Submitted to: Washington State University College of Agriculture and Home Economics
Publication Type: Abstract Only
Publication Acceptance Date: April 27, 2009
Publication Date: June 1, 2009
Citation: Kennedy, A.C. 2009. Preserve CRP Soil Quality by Direct Seeding. Washington State University College of Agriculture and Home Economics. Technical Abstract: As growers approach the end of Conservation Reserve Program (CRP) contracts and return lands to crop production, they are faced with the decision of how to best manage these lands. Direct seed may be a viable option in returning CRP lands to crop production to avoid some of the issues normally associated with the transition from conventional tillage to direct seeding. We assessed changes in soil quality using conservation and conventional practices on lands that were eligible to return to production after ten years of enrollment in CRP. When tillage was used on CRP land, soil quality measurements quickly changed in the first year.

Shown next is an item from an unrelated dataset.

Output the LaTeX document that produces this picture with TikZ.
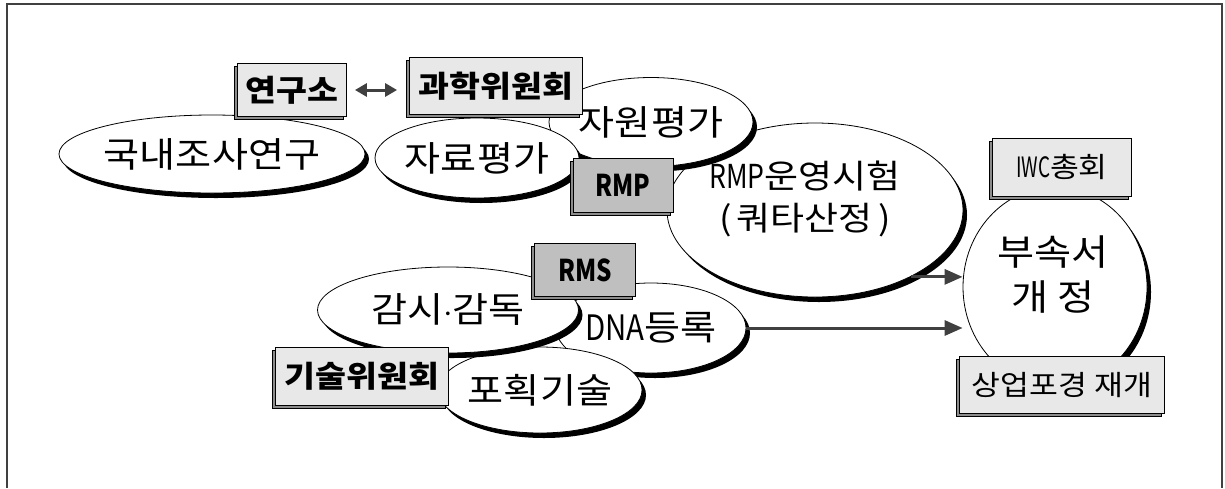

For example, soil organic matter fractions, along with pH, declined in conventionally tilled plots compared to CRP grassland. We found that multiple tillage passes also resulted in lower nutrient and water contents; a shift in soil microbial communities away from those found in CRP; decreased water infiltration and an increase in the vulnerability to water and wind erosion . We found that the soil quality of direct seed CRP was similar to the original CRP with respect to pH, soil enzymes, the soil microbial community and organic matter fractions. Direct seeding of crops into CRP lands will preserve the soil quality accrued over the years enrolled in CRP. Direct seed can be used to assist in a smooth transition from CRP to crop production.